Grow a brain and qut being cheap and just buy the damn Mac. Trust me you’re problems will be over.
http://www.apple.com/
To the 2.5 ppl who might be reading my blog sorry for the lack of posts. I’ve honestly just have had nothing to say and no desire to be funny about the nothing. But here’s some of the latest crap in my life…
1. My sister is filing for divorce or has? I’m not sure. Why you ask? Well because apparently I don’t get to know the details because I suck at being a sister. Now I could write on that subject for years but it’s too frustrating. I’m sad for my sister and it’s really not a good situation. Not that she’s being harmed in any sense of the word but she is very unhappy. Probably the unhappiest I have ever seen her but I cannot fix this problem and my advice is worth shit cause I’m the “little” sister who knows nothing. Bitter about that; yes. My family has asked me to “take one for the team” and call her to get screamed at for my supposed suckage. Anyone think that sounds like fun? I don’t.

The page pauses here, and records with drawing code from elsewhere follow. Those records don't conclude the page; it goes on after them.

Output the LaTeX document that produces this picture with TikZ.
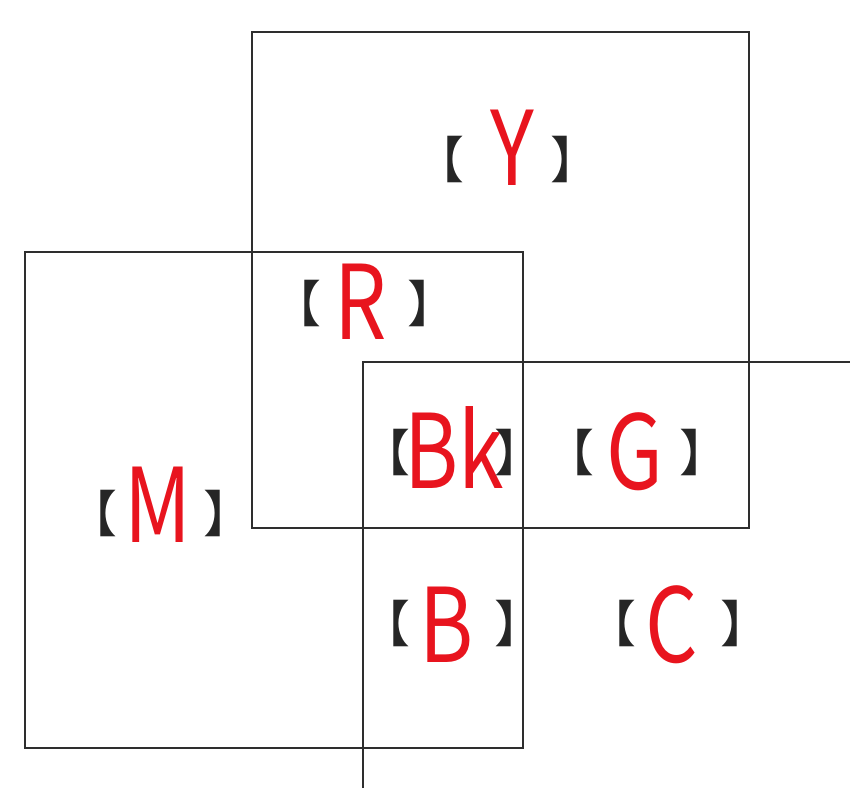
\documentclass[tikz,border=0pt]{standalone}
\usepackage{fontspec}
\newfontfamily\cjk{Noto Sans CJK JP}
\newfontfamily\letterfont[FakeStretch=0.8]{Noto Sans CJK JP}
\usepackage{tikz}
\definecolor{inkred}{HTML}{E8141E}
\definecolor{framegray}{HTML}{2E2E2E}

\begin{document}
\begin{tikzpicture}[x=1pt, y=-1pt,
    panel/.style={draw=framegray, line width=1.5pt},
    letter/.style={text=inkred, inner sep=0pt, font=\letterfont\fontsize{103}{103}\selectfont},
    brk/.style={text=black!85, inner sep=0pt, font=\cjk\fontsize{50}{50}\selectfont},
    brkl/.style={brk, xshift=-14pt},
    brkr/.style={brk, xshift=15pt},
]
    \useasboundingbox (0,0) rectangle (850,788);
    % the three panels
    \draw[panel] (252,32) rectangle (749,528);
    \draw[panel] (25,252) rectangle (523,748);
    \draw[panel] (363,788) -- (363,362) -- (850,362);
    % labels: name/x/y/letter/left bracket/right bracket/bracket y
    \foreach \n/\x/\y/\t/\bl/\br/\by in {
        Y/512/148/Y/453/560/159,
        R/361/302/R/310/417/303,
        Bk/454/447/Bk/399/504/452,
        G/635/452/G/583/689/452,
        M/158/505/M/106/213/513,
        B/447/625/B/399/504/623,
        C/672/625/C/625/730/623}{
        \node[letter] (\n) at (\x,\y) {\t};
        \node[brkl] (\n-l) at (\bl,\by) {【};
        \node[brkr] (\n-r) at (\br,\by) {】};
    }
\end{tikzpicture}
\end{document}
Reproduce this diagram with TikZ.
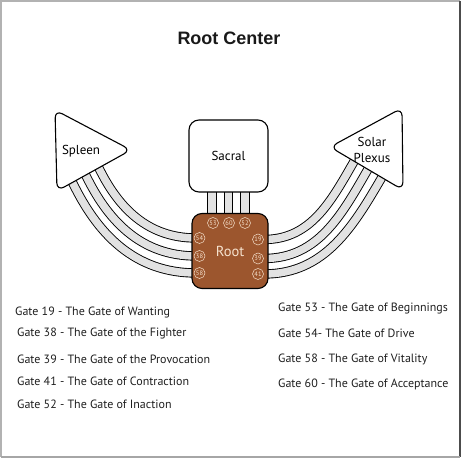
\documentclass[tikz,border=0pt]{standalone}
\usepackage{fontspec}
\setmainfont{PT Sans}
\newfontfamily\titlefont{Liberation Sans}
\usetikzlibrary{backgrounds}
\definecolor{rootbrown}{RGB}{156,86,46}
\definecolor{cream}{RGB}{246,226,206}
\definecolor{chan}{RGB}{226,226,226}
\begin{document}
\begin{tikzpicture}[x=1pt,y=1pt,
  centre/.style={draw=black, line width=1.1pt, rounded corners=8pt, fill=white},
  channel/.style={draw=black, line width=0.9pt, double=chan, double distance=7.5pt},
  gate/.style={circle, draw=cream, line width=0.5pt, minimum size=11pt, inner sep=0pt, text=cream, font=\fontsize{6.5}{7}\selectfont},
  lbl/.style={font=\fontsize{13}{15.5}\selectfont, align=center, inner sep=0pt},
  item/.style={anchor=west, inner sep=0pt, font=\fontsize{12}{14}\selectfont, text=black!88}]
\useasboundingbox (0,0) rectangle (474,460);
% frame
\draw[line width=2pt, black!30] (1,3) -- (1,459) -- (460,459);
\draw[line width=1.5pt, black!70] (460,459) -- (460,3);
\draw[line width=2pt, black!35] (1,3) -- (460,3);

\node[font=\titlefont\bfseries\fontsize{18}{20}\selectfont, text=black!90] (title) at (229,422) {Root Center};

% Spleen
\draw[centre] (55,350) -- (131,310) -- (57,269) -- cycle;
\node[lbl] (spleen) at (81,309) {Spleen};
% Solar Plexus
\draw[centre] (330,313) -- (402,352) -- (403,270) -- cycle;
\node[lbl] (sp) at (372,310) {Solar\\Plexus};
% Sacral
\node[draw=black, line width=1.1pt, rounded corners=10pt, fill=white, minimum width=79pt, minimum height=72pt, font=\fontsize{13}{15}\selectfont] (sacral) at (228.5,304) {Sacral};
% Root
\node[draw=black, line width=1.1pt, rounded corners=10pt, fill=rootbrown, minimum width=76pt, minimum height=75pt, text=cream, font=\fontsize{14.5}{16}\selectfont] (root) at (230,209) {Root};

% gates
\node[gate] (g53) at (213,237) {53};
\node[gate] (g60) at (229,237) {60};
\node[gate] (g52) at (245,237) {52};
\node[gate] (g54) at (199.5,222) {54};
\node[gate] (g38) at (199.5,204) {38};
\node[gate] (g58) at (199.5,187) {58};
\node[gate] (g19) at (258,220.5) {19};
\node[gate] (g39) at (258,201.5) {39};
\node[gate] (g41) at (258,186) {41};

% channel end points
\coordinate (s58) at (70.8,281.2);
\coordinate (s38) at (84.0,288.5);
\coordinate (s54) at (97.1,295.8);
\coordinate (r54) at (196,222);
\coordinate (r38) at (196,204);
\coordinate (r58) at (196,187);
\coordinate (r19) at (264,220.5);
\coordinate (r39) at (264,201.5);
\coordinate (r41) at (264,186);
\coordinate (p19) at (356.1,302.2);
\coordinate (p39) at (369.9,294.1);
\coordinate (p41) at (383.8,286.0);
\coordinate (r53) at (212,244);
\coordinate (r60) at (228.5,244);
\coordinate (r52) at (245,244);
\coordinate (c53) at (212,271);
\coordinate (c60) at (228.5,271);
\coordinate (c52) at (245,271);

\begin{scope}[on background layer]
  \draw[channel] (s58) to[out=-65, in=180] (r58);
  \draw[channel] (s38) to[out=-65, in=180] (r38);
  \draw[channel] (s54) to[out=-65, in=180] (r54);
  \draw[channel] (r19) to[out=0, in=240] (p19);
  \draw[channel] (r39) to[out=0, in=240] (p39);
  \draw[channel] (r41) to[out=0, in=240] (p41);
  \draw[channel] (r53) -- (c53);
  \draw[channel] (r60) -- (c60);
  \draw[channel] (r52) -- (c52);
\end{scope}

% gate list
\node[item] (t19) at (15,147) {Gate 19 - The Gate of Wanting};
\node[item] (t38) at (17,126) {Gate 38 - The Gate of the Fighter};
\node[item] (t39) at (17,101) {Gate 39 - The Gate of the Provocation};
\node[item] (t41) at (17,79) {Gate 41 - The Gate of Contraction};
\node[item] (t52) at (17,56) {Gate 52 - The Gate of Inaction};
\node[item] (t53) at (278,151) {Gate 53 - The Gate of Beginnings};
\node[item] (t54) at (278,127) {Gate 54- The Gate of Drive};
\node[item] (t58) at (278,101) {Gate 58 - The Gate of Vitality};
\node[item] (t60) at (278,76) {Gate 60 - The Gate of Acceptance};
\end{tikzpicture}
\end{document}
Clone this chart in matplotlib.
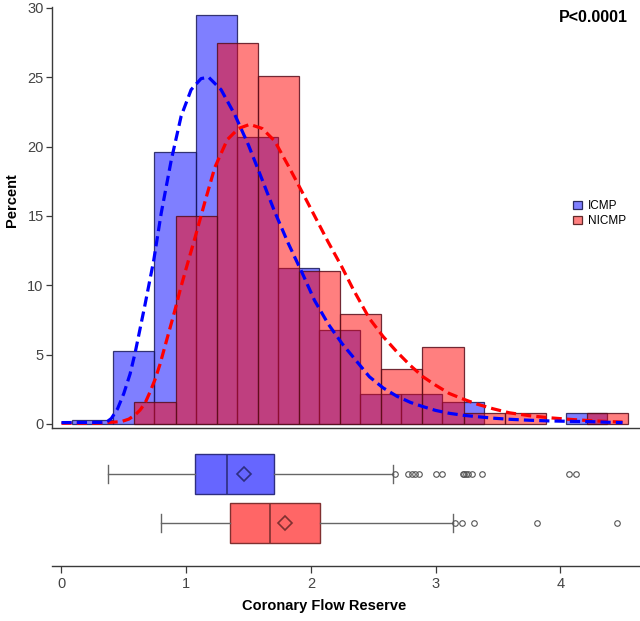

2. I cannot read nor speak the following languages: Spanish, German, Swiss German, Polish, Portuguese, hebrew, Russian, Italian, French, Dutch, Chinese, Japanese or any other language. I never thought this would be such a problem in my life but now that I’ve started making international television it’s become the bane of my exsistence. I spent today attempting to read Polish while listening to an awful Russian pop star sing. By 6pm I wanted to rip my eyes out and go running around in circles in my office.
3. The Itching. I want to rip my skin off from the itching. Oh yes the itching but no rash that I’m now taking prescription drugs for and medicated lotion which isn’t working! For now the doctors think it’s from stress. Yes, my work, family, and sort of recent break up has manifested itself as me embarassingly clawing my arms and legs. It’s so bad that I cannot even stop doing it when it’s inapproporiate. Liek today while I sat in a meeting with my boss I couldn’t stop scartching my arms. He looked at me like I was some disease. The scary part? If this isn’t caused from stress then it could be kidney realated which is a death sentence to a diabetic. Not good. Keep your fingers crossed that it’s just stress from the ex.
Well none of that was funny now was it? Shit. I’m working on it.. Patience you 2.5 ppl.